Suelo repetir más de lo necesario mi edad y tengo mi fecha de nacimiento en mi cuenta en Twitter (1977). Tal vez con la esperanza de que 20 años de experiencia profesional sirvan para superar el trato entre displicente y desconfiado que sufre cualquier mujer joven en España. Dura hasta cuando ya no eres tan joven. Y más si llevas flequillo, te gusta poco el maquillaje y tienes pocas arrugas.
La fuerza del “señorita” viene de una cultura que en el fondo sigue despreciando a las mujeres. Lo relevante, claro, no es la palabra, sino la sustancia de lo que les pasa a esas señoritas. No es una percepción por una anécdota o por un cúmulo de ellas. El 63% de los españoles consideran que las mujeres no están preparadas para puestos científicos de alto nivel. Las mujeres cobran alrededor de un 20% menos que los hombres.

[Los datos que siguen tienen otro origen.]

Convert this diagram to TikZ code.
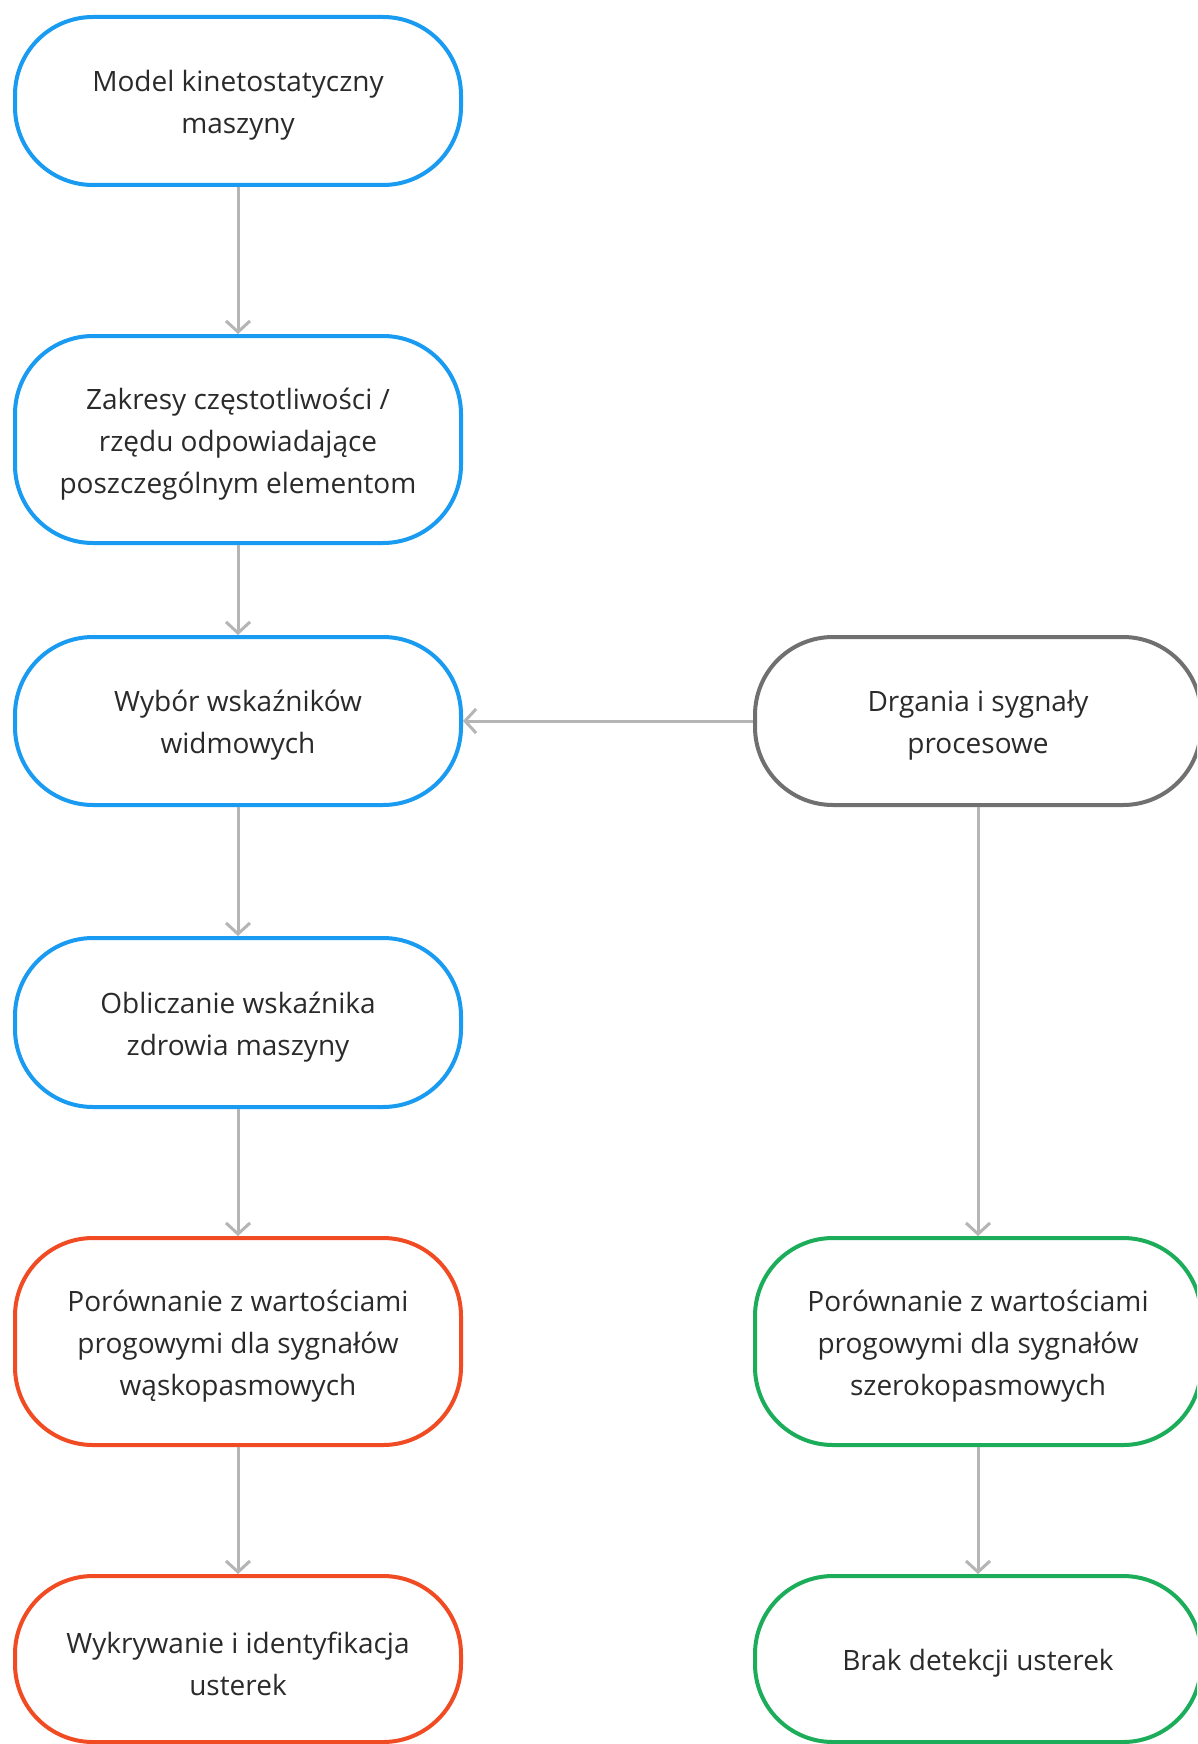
\documentclass[tikz,border=0pt]{standalone}
\usepackage{fontspec}
\setmainfont{Open Sans}
\usetikzlibrary{arrows.meta}
\definecolor{cblue}{HTML}{1A9BF2}
\definecolor{cred}{HTML}{F04B23}
\definecolor{cgreen}{HTML}{1BAD5A}
\definecolor{cgray}{HTML}{707070}
\definecolor{carrow}{HTML}{B5B5B5}
\definecolor{ctext}{HTML}{2A2A2A}
\tikzset{
  box/.style={draw, line width=4pt, rounded corners=78pt, minimum width=446pt,
    fill=white, inner sep=0pt},
  txt/.style={align=center, text=ctext, font=\fontsize{28pt}{42pt}\selectfont,
    inner sep=0pt, yshift=-4.5pt},
  bluebox/.style={box, draw=cblue},
  redbox/.style={box, draw=cred},
  greenbox/.style={box, draw=cgreen},
  graybox/.style={box, draw=cgray},
  link/.style={draw=carrow, line width=3pt, -{Straight Barb[length=11pt,width=24pt,line width=3pt]}},
}
\begin{document}
\begin{tikzpicture}
\useasboundingbox[fill=white] (0pt,0pt) rectangle (1197pt,-1744pt);
\begin{scope}
\clip (0pt,0pt) rectangle (1197pt,-1744pt);
\node[bluebox, minimum height=168pt, label={[txt]center:{Model kinetostatyczny\\maszyny}}] (b1) at (238pt,-101pt) {};
\node[bluebox, minimum height=207pt, label={[txt]center:{Zakresy częstotliwości /\\rzędu odpowiadające\\poszczególnym elementom}}] (b2) at (238pt,-439.5pt) {};
\node[bluebox, minimum height=168pt, label={[txt]center:{Wybór wskaźników\\widmowych}}] (b3) at (238pt,-721pt) {};
\node[bluebox, minimum height=169pt, label={[txt]center:{Obliczanie wskaźnika\\zdrowia maszyny}}] (b4) at (238pt,-1022.5pt) {};
\node[redbox, minimum height=207pt, label={[txt]center:{Porównanie z wartościami\\progowymi dla sygnałów\\wąskopasmowych}}] (b5) at (238pt,-1341.5pt) {};
\node[redbox, minimum height=166pt, label={[txt]center:{Wykrywanie i identyfikacja\\usterek}}] (b6) at (238pt,-1659pt) {};
\node[graybox, minimum height=168pt, label={[txt]center:{Drgania i sygnały\\procesowe}}] (r1) at (978pt,-721pt) {};
\node[greenbox, minimum height=207pt, label={[txt]center:{Porównanie z wartościami\\progowymi dla sygnałów\\szerokopasmowych}}] (r2) at (978pt,-1341.5pt) {};
\node[greenbox, minimum height=166pt, label={[txt]center:{Brak detekcji usterek}}] (r3) at (978pt,-1659pt) {};
\draw[link] (b1) -- (b2);
\draw[link] (b2) -- (b3);
\draw[link] (b3) -- (b4);
\draw[link] (b4) -- (b5);
\draw[link] (b5) -- (b6);
\draw[link] (r1) -- (b3);
\draw[link] (r1) -- (r2);
\draw[link] (r2) -- (r3);
\end{scope}
\end{tikzpicture}
\end{document}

En el último sondeo del CIS sobre discriminación de cualquier tipo, el 52% de los encuestados (hombres y mujeres) identifica “ser mujer” como la principal característica que puede perjudicar a una persona para acceder a un puesto de trabajo. Más que, por ejemplo, tener una discapacidad psíquica. La crisis ha tocado especialmente a las mujeres jóvenes. Pese a su formación superior a la de los hombres, en 2014 había un millón y medio de inactivas entre 19 y 29 años frente al 1,2 de hombres en esa franja de edad.
Siempre me ha parecido ridículo el plural redundante en masculino y femenino (“diputados y diputadas”, “compañeros y compañeras”, qué manera de desperdiciar palabras). Por mucho que moleste a veces el tonillo de “señorita”, la lengua es un reflejo de la cultura. Cambiar la lengua no implica cambiar la cultura. No es tan fácil. Ojalá la nueva política traiga algo más que palabras para las señoritas.